== Supplied material ==
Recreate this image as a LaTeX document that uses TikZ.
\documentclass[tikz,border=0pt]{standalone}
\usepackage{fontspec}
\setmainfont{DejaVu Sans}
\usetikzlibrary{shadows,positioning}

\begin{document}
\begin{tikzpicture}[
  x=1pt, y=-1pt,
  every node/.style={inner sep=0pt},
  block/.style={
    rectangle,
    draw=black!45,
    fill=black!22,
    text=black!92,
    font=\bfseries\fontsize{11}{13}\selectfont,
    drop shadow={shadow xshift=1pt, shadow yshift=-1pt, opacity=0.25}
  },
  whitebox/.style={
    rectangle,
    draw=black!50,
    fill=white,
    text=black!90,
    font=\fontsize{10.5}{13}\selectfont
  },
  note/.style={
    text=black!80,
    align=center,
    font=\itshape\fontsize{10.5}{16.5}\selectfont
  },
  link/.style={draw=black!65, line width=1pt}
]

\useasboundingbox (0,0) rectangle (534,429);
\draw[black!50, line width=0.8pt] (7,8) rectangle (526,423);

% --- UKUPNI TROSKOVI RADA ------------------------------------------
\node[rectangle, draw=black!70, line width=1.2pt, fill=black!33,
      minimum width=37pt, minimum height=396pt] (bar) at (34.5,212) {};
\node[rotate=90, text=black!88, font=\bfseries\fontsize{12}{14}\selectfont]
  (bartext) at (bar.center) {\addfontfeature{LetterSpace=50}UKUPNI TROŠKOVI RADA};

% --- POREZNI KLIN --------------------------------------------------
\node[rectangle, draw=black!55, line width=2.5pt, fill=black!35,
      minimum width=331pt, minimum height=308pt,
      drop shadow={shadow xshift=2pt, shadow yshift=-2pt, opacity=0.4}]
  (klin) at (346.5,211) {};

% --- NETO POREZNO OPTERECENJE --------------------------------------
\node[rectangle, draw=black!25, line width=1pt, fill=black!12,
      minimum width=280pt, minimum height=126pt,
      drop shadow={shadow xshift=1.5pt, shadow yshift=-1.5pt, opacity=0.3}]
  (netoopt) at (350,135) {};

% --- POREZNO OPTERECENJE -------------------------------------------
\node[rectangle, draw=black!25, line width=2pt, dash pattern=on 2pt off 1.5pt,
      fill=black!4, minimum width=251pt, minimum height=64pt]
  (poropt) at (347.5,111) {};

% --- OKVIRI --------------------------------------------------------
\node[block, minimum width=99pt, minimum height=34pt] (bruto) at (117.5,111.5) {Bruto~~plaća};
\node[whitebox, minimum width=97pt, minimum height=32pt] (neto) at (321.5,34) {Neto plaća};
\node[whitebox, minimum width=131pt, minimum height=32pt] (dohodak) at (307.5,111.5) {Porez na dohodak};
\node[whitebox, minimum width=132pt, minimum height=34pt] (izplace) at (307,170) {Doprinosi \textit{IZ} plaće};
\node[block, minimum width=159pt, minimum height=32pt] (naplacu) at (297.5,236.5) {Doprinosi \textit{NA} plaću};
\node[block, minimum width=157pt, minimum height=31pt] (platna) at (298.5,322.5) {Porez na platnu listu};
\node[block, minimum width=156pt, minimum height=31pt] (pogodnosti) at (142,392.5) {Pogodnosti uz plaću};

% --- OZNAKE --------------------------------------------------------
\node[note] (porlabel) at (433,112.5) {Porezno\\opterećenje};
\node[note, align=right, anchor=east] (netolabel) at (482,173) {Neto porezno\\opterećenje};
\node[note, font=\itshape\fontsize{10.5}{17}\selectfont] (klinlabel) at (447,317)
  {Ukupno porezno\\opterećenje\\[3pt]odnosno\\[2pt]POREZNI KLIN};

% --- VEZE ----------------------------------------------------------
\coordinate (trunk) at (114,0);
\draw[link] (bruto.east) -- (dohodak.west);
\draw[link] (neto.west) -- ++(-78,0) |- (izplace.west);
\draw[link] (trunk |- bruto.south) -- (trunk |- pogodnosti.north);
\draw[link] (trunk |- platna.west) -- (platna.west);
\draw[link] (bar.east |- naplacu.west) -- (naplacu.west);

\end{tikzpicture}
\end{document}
===
== Supplied material ==
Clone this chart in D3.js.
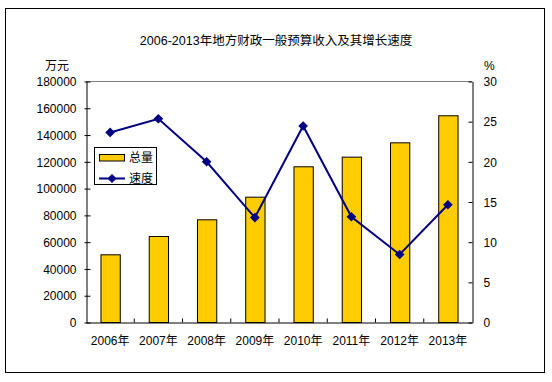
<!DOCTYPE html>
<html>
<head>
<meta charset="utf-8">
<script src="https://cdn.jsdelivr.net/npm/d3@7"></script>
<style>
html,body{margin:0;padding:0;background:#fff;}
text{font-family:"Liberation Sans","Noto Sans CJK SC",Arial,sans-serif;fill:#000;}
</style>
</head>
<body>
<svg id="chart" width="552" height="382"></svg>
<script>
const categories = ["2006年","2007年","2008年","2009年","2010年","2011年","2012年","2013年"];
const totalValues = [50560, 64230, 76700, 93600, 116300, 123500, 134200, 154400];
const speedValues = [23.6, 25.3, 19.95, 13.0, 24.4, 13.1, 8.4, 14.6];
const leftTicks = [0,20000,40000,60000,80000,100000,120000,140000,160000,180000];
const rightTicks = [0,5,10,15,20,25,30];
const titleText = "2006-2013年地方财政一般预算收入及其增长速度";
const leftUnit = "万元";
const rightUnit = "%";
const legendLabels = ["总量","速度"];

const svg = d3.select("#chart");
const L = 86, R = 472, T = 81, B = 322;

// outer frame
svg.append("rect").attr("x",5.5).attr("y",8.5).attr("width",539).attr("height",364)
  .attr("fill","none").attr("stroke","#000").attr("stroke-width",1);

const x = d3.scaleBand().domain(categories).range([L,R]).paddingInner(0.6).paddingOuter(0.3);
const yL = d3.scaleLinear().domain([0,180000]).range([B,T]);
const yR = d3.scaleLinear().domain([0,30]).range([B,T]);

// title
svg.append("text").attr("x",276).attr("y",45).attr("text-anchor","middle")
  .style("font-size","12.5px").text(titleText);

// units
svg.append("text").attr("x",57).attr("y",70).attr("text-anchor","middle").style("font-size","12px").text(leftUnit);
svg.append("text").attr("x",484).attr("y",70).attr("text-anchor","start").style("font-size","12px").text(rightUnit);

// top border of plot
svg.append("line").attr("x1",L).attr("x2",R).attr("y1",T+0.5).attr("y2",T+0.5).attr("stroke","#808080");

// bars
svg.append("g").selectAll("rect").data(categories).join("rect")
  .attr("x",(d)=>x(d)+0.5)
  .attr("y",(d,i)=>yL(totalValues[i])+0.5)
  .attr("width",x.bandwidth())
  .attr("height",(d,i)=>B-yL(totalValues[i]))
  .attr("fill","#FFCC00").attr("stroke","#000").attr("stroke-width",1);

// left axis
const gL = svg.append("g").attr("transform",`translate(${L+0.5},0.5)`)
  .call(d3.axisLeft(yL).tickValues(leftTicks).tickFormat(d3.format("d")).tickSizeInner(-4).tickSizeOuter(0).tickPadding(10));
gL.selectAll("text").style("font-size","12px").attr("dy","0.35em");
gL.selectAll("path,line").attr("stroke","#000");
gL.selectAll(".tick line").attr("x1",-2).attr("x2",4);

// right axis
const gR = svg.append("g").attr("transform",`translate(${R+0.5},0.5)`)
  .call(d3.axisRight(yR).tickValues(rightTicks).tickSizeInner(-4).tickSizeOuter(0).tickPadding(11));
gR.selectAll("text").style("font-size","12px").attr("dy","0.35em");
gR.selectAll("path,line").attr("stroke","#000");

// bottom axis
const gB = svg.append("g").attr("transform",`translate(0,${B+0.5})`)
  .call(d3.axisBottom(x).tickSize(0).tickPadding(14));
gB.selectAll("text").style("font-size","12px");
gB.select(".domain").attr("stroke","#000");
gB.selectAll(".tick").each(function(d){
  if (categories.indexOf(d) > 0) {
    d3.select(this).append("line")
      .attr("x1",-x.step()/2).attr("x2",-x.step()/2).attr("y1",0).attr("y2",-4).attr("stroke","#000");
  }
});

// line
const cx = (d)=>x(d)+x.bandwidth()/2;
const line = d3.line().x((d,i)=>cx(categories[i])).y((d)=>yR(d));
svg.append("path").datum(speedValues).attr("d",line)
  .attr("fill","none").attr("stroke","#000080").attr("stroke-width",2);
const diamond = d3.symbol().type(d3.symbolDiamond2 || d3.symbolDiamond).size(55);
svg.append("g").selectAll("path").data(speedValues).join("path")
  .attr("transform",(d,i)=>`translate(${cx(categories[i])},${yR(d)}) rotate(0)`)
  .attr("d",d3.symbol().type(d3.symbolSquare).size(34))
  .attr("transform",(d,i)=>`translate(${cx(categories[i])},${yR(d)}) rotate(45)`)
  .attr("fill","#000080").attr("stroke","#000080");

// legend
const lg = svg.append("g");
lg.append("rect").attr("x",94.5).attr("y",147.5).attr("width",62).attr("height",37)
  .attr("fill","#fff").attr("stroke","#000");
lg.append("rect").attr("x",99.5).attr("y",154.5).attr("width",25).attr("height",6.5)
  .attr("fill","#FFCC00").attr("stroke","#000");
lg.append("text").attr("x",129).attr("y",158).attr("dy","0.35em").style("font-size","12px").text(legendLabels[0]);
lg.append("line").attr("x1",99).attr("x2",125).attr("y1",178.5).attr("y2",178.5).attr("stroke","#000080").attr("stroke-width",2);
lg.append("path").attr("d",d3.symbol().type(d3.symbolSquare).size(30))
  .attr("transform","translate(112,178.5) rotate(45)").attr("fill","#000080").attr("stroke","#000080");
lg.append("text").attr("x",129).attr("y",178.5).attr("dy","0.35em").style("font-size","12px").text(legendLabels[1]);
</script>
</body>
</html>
===
■ **Exercise aim**
Exactly reproduce the stretch from the line with "Recreate this image" through the line with "(7,8) rectangle (526,423);", including both ends and nothing else.

■ **Answer to this exercise**
Recreate this image as a LaTeX document that uses TikZ.
\documentclass[tikz,border=0pt]{standalone}
\usepackage{fontspec}
\setmainfont{DejaVu Sans}
\usetikzlibrary{shadows,positioning}

\begin{document}
\begin{tikzpicture}[
  x=1pt, y=-1pt,
  every node/.style={inner sep=0pt},
  block/.style={
    rectangle,
    draw=black!45,
    fill=black!22,
    text=black!92,
    font=\bfseries\fontsize{11}{13}\selectfont,
    drop shadow={shadow xshift=1pt, shadow yshift=-1pt, opacity=0.25}
  },
  whitebox/.style={
    rectangle,
    draw=black!50,
    fill=white,
    text=black!90,
    font=\fontsize{10.5}{13}\selectfont
  },
  note/.style={
    text=black!80,
    align=center,
    font=\itshape\fontsize{10.5}{16.5}\selectfont
  },
  link/.style={draw=black!65, line width=1pt}
]

\useasboundingbox (0,0) rectangle (534,429);
\draw[black!50, line width=0.8pt] (7,8) rectangle (526,423);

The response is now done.